4Dans l’art numérique s’est pourtant hélas instaurée peu à peu une confusion regrettable (sous l’emprise des critères technicistes dominants auxquels nous sommes soumis) entre ces deux fonctions : celle qui est dévolue à l’art et à l’artiste, et celle qui relève stricto sensu d’une formation scientifique ou technique. On constate souvent que les concepts qui régissent l’art sont gommés au seul bénéfice de la performance technique, qui fait abusivement fonction d’art et se trouve présentée comme telle. Qu’on ne se méprenne pas ici sur mes propos, auxquels je m’empresse d’ajouter que bien sûr certains créateurs peuvent faire preuve d’une très grande inventivité dans leur propre domaine, celui de l’informatique ; mais ce domaine n’a rien à voir, que je sache, avec celui de la créativité performative dans l’art…
5Cet état de fait met en évidence la confusion des genres et des valeurs à laquelle nous assistons dans nos sociétés. Certes faudrait-il encore pouvoir définir ce qu’est l’art… Pensant à Marcel Duchamp qui a transformé un objet industriel (son porte-bouteille par exemple) en œuvre d’art, nous attendons encore qu’un informaticien en fasse autant d’un protocole informatique… C’est à ce moment, et à ce moment-là seulement, que l’informaticien en question pourra se prévaloir du double statut d’artiste et de technicien. Ce qui peut, à mon sens, très bien advenir demain, si jamais le contexte s’y prête (l’art étant lui-même essentiellement une question de contexte idéologique et non de vérités d’ordre scientifique) ; mais ce cas de figure n’est pas encore d’actualité.
6Pour revenir au thème des « patrimoines éphémères », est-il si nécessaire de procéder aujourd’hui à une conservation patrimoniale devant les dégradations et les délitements du temps auxquels les œuvres se trouvent inéluctablement soumises ? Dans une société où l’accélération exponentielle des processus nous induit à vivre de plus en plus, en temps réel, cette nostalgie, quelque peu vaine, de la conservation à tous crins, ne sommes-nous pas amenés à regarder notre futur dans un rétroviseur, plutôt qu’à prendre acte et conscience d’une condition qui s’actualise de plus en plus dans un présent contingent ?

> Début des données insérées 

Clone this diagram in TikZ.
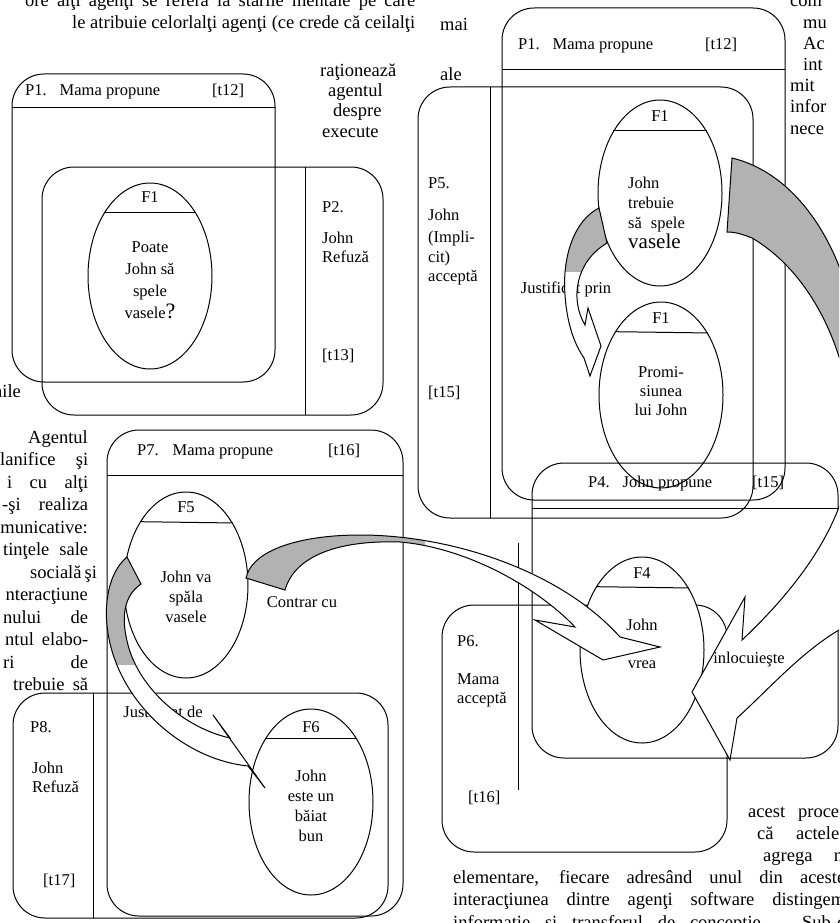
\documentclass[tikz,border=0pt]{standalone}
\usepackage{fontspec}
\setmainfont{Liberation Serif}
\usetikzlibrary{shapes.geometric}

\begin{document}
\begin{tikzpicture}[x=1pt,y=-1pt,
    box/.style={draw,line width=1pt,rounded corners=32pt},
    rule/.style={draw,line width=1pt},
    fact/.style={shape=ellipse,draw,line width=1pt,fill=white,minimum width=124pt,minimum height=186pt,inner sep=0pt},
    lab/.style={font=\fontsize{16.5}{20}\selectfont,inner sep=0pt},
    tag/.style={lab,anchor=base west},
    txt/.style={font=\fontsize{18.5}{22}\selectfont,inner sep=0pt,anchor=base west},
    blk/.style={draw,line width=1pt,fill=white},
    dots/.style={fill=black!30}]
      \useasboundingbox (0,0) rectangle (839,923);
      \clip (0,0) rectangle (839,923);

      % page text round the figures
      \node[txt] (t1) at (25,7) {\makebox[390pt][s]{ore alţi agenţi se referă la stările mentale pe care}};
      \node[txt] (t2) at (72,29) {\makebox[343pt][s]{le atribuie celorlalţi agenţi (ce crede că ceilalţi}};
      \node[txt] (t3) at (440,31) {mai};
      \node[txt] (t4) at (440,81) {ale};
      \node[txt] (t5) at (320,77) {raţionează};
      \node[txt] (t6) at (328,97) {agentul};
      \node[txt] (t7) at (333,117) {despre};
      \node[txt] (t8) at (322,137) {execute};
      \node[txt] (t9) at (790,7) {com};
      \node[txt] (t10) at (803,29) {mu};
      \node[txt] (t11) at (803,50) {Ac};
      \node[txt] (t12) at (803,71) {int};
      \node[txt] (t13) at (790,92) {mit};
      \node[txt] (t14) at (790,113) {infor};
      \node[txt] (t15) at (790,135) {nece};
      \node[txt] (t20) at (-7,397) {nile};
      \node[txt,anchor=base east] (t21) at (88,443) {Agentul};
      \node[txt] (t22) at (0,465) {\makebox[88pt][s]{lanifice şi}};
      \node[txt] (t23) at (7,488) {\makebox[81pt][s]{i cu alţi}};
      \node[txt] (t24) at (2,510) {\makebox[86pt][s]{-şi realiza}};
      \node[txt,anchor=base east] (t25) at (88,533) {municative:};
      \node[txt] (t26) at (3,555) {\makebox[85pt][s]{tinţele sale}};
      \node[txt] (t27) at (30,578) {\makebox[58pt][s]{socială şi}};
      \node[txt,anchor=base east] (t28) at (88,600) {nteracţiune};
      \node[txt] (t29) at (3,623) {\makebox[85pt][s]{nului de}};
      \node[txt] (t30) at (5,645) {\makebox[83pt][s]{ntul elabo-}};
      \node[txt] (t31) at (3,668) {\makebox[85pt][s]{ri de}};
      \node[txt] (t32) at (13,690) {\makebox[75pt][s]{trebuie să}};
      \node[txt] (t40) at (748,817) {\makebox[91pt][s]{acest proce}};
      \node[txt] (t41) at (757,839) {\makebox[82pt][s]{că actele}};
      \node[txt] (t42) at (763,861) {\makebox[80pt][s]{agrega n}};
      \node[txt] (t43) at (453,883) {\makebox[392pt][s]{elementare, fiecare adresând unul din aceste}};
      \node[txt] (t44) at (453,905) {\makebox[392pt][s]{interacţiunea dintre agenţi software distingem}};
      \node[txt] (t45) at (453,928) {\makebox[392pt][s]{informaţie şi transferul de concepţie. Sub-c}};

      % left figure, top
      \draw[box] (12,74) rectangle (275,382);
      \draw[rule] (12,108) -- (275,108);
      \draw[box] (42,167) rectangle (383,415);
      \draw[rule] (305,167) -- (305,415);
      % left figure, bottom
      \draw[box] (107,430) rectangle (403,916);
      \draw[rule] (107,475) -- (403,475);
      \draw[box] (13,693) rectangle (388,918);
      \draw[rule] (93,693) -- (93,918);
      % right figure
      \draw[box] (502,8) rectangle (785,500);
      \draw[rule] (502,70) -- (785,70);
      \draw[box] (418,87) rectangle (753,518);
      \draw[rule] (490,87) -- (490,518);
      \draw[box] (442,605) rectangle (727,852);
      \draw[rule] (518,543) -- (518,790);

      \node[fact] (f1l) at (150,276) {};
      \node[fact] (f5) at (186,585) {};
      \node[fact] (f6) at (311,802) {};
      \node[fact] (f1a) at (660,193) {};
      \node[fact] (f1b) at (661,395) {};
      \node[fact] (f4) at (642,650) {};
      \draw[rule] (f1l.126) -- (f1l.54);
      \draw[rule] (f5.126.5) -- (f5.53.5);
      \draw[rule] (f6.126) -- (f6.54);
      \draw[rule] (f1a.127) -- (f1a.53);
      \draw[rule] (f1b.126.5) -- (f1b.53.5);
      \draw[rule] (f4.126.5) -- (f4.53.5);

      \draw[box] (532,463) rectangle (838,758);
      \draw[rule] (532,508) -- (838,508);

      % box labels
      \node[tag] (p1l) at (25,96) {P1.\hspace{13pt}Mama propune\hspace{52pt}[t12]};
      \node[tag] (p2a) at (322,212) {P2.};
      \node[tag] (p2b) at (322,243) {John};
      \node[tag] (p2c) at (322,262) {Refuză};
      \node[tag] (p2d) at (322,360) {[t13]};
      \node[tag] (p7) at (137,455) {P7.\hspace{14pt}Mama propune\hspace{55pt}[t16]};
      \node[tag] (p8a) at (30,732) {P8.};
      \node[tag] (p8b) at (32,773) {John};
      \node[tag] (p8c) at (32,792) {Refuză};
      \node[tag] (p8d) at (43,885) {[t17]};
      \node[tag] (p1r) at (518,50) {P1.\hspace{13pt}Mama propune\hspace{52pt}[t12]};
      \node[tag] (p5a) at (428,188) {P5.};
      \node[tag] (p5b) at (428,220) {John};
      \node[tag] (p5c) at (428,242) {(Impli-};
      \node[tag] (p5d) at (428,262) {cit)};
      \node[tag] (p5e) at (428,281) {acceptă};
      \node[tag] (p5f) at (428,397) {[t15]};
      \node[tag] (p4) at (588,487) {P4.\hspace{13pt}John propune\hspace{40pt}[t15]};
      \node[tag] (p6a) at (457,646) {P6.};
      \node[tag] (p6b) at (457,684) {Mama};
      \node[tag] (p6c) at (457,703) {acceptă};
      \node[tag] (p6d) at (468,802) {[t16]};

      % ellipse texts
      \node[lab] (f1lh) at (150,197) {F1};
      \node[lab,align=center,font=\fontsize{16.5}{22}\selectfont] (f1lt) at (150,280) {Poate\\John să\\spele\\vasele{\fontsize{22}{22}\selectfont ?}};
      \node[lab] (f5h) at (186,507) {F5};
      \node[lab,align=center] (f5t) at (186,597) {John va\\spăla\\vasele};
      \node[lab] (f6h) at (311,727) {F6};
      \node[lab,align=center] (f6t) at (311,806) {John\\este un\\băiat\\bun};
      \node[lab] (f1ah) at (660,116) {F1};
      \node[lab,align=left,anchor=north west] (f1at) at (628,177) {John\\trebuie\\să\hspace{9pt}spele\\{\fontsize{21}{20}\selectfont vasele}};
      \node[lab] (f1bh) at (661,318) {F1};
      \node[lab,align=center,font=\fontsize{16.5}{19}\selectfont] (f1bt) at (661,391) {Promi-\\siunea\\lui John};
      \node[lab] (f4h) at (642,573) {F4};
      \node[lab] (f4a) at (642,625) {John};
      \node[lab] (f4b) at (642,665) {vrea};

      \node[lab] (jp) at (566,289) {Justificat prin};
      \node[lab] (jd) at (163,712) {Justificat de};

      % block arrows
      \path[blk,path picture={\fill[dots] (0,0) rectangle (839,272);}]
        (599,208) .. controls (575,220) and (562,255) .. (565,295)
        .. controls (567,325) and (575,345) .. (584,358)
        -- (590,376) -- (601,346) -- (588,308) -- (585,325)
        .. controls (570,300) and (575,262) .. (607,243) -- cycle;
      \path[blk,path picture={\fill[dots] (0,0) rectangle (425,923);}]
        (246,578) .. controls (252,550) and (300,535) .. (360,535)
        .. controls (450,535) and (560,570) .. (620,637)
        -- (660,647) -- (603,660) -- (535,620) -- (575,627)
        .. controls (540,590) and (470,548) .. (400,542)
        .. controls (340,540) and (295,555) .. (285,590) -- cycle;
      \path[blk,path picture={\fill[dots] (0,0) rectangle (839,665);}]
        (127,557) .. controls (105,575) and (100,620) .. (115,660)
        .. controls (135,715) and (190,760) .. (248,766)
        -- (265,788) -- (213,715) -- (230,738)
        .. controls (185,728) and (140,690) .. (128,645)
        .. controls (120,615) and (125,595) .. (141,584) -- cycle;
      \path[blk,path picture={\fill[dots] (0,0) rectangle (900,450);}]
        (732,158) .. controls (790,172) and (832,230) .. (850,300)
        .. controls (930,380) and (960,560) .. (839,630)
        .. controls (800,653) and (765,693) .. (737,718)
        -- (730,760) -- (692,692) -- (745,597) -- (742,640)
        .. controls (795,590) and (852,520) .. (852,440)
        .. controls (852,360) and (815,275) .. (752,238)
        .. controls (742,234) and (735,232) .. (727,232) -- cycle;

      \node[lab] (cc) at (302,602) {Contrar cu};
      \node[lab] (inl) at (749,660) {inlocuieşte};
    \end{tikzpicture}
\end{document}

7Au lieu de consacrer notre pensée, nos forces et notre énergie au passé et à ses valeurs « patrimoniales », ne serait-il pas plus sage, dans un monde qui change si vite, d’apprendre dans l’urgence à y faire face, pour que puissent s’élaborer les nouvelles valeurs – éphémères – qui permettront à chacun de vivre d’une façon transitoire, pour ne pas dire de survivre ? C’est là une question que je pose sérieusement (et en toute naïveté) et non, bien entendu, une affirmation stricto sensu. Affirmation qui, pour des raisons relevant du politiquement correct, se dissimulerait aisément chez nos contemporains sous les formes d’une interrogation muette, dubitative et parfois douloureuse. Bref, sommes-nous condamnés à vivre ou à survivre dans le cocon de valeurs patrimoniales immuables, qui ne correspondent plus, en fait, ni à nous-mêmes, ni au mouvement permanent d’un monde où nous devons chercher nos chemins ? Chercher nos chemins en aveugle, avec nos mains qui palpent un devant-nous constitué d’une matière insaisissable, en perpétuel devenir et changement ?
8Une fois évaluée pour moi la relativité de ces pertes et minimisée leur importance, par le double effet d’une lucidité aiguë conjuguée à l’aune d’une sagesse réaliste, passons maintenant aux exercices pratiques, c’est-à-dire à la démonstration concrète de la disparition pure et simple, ou de la dégradation, de certains de mes sites, en procédant d’une façon chronologique, afin de pouvoir considérer ce qu’il en reste. Seuls les sites (les œuvres) les plus représentatifs pour notre propos seront ici évoqués.
9Procédure utilisée : je donne ici les informations utiles que vous pourrez immédiatement observer sur le net. Vous trouverez la liste de tous ces sites sur le portail http://www.fredforest.org.
Exemple n° 1
http://www.fredforest.org/videoart/VideoArt.htm (1995)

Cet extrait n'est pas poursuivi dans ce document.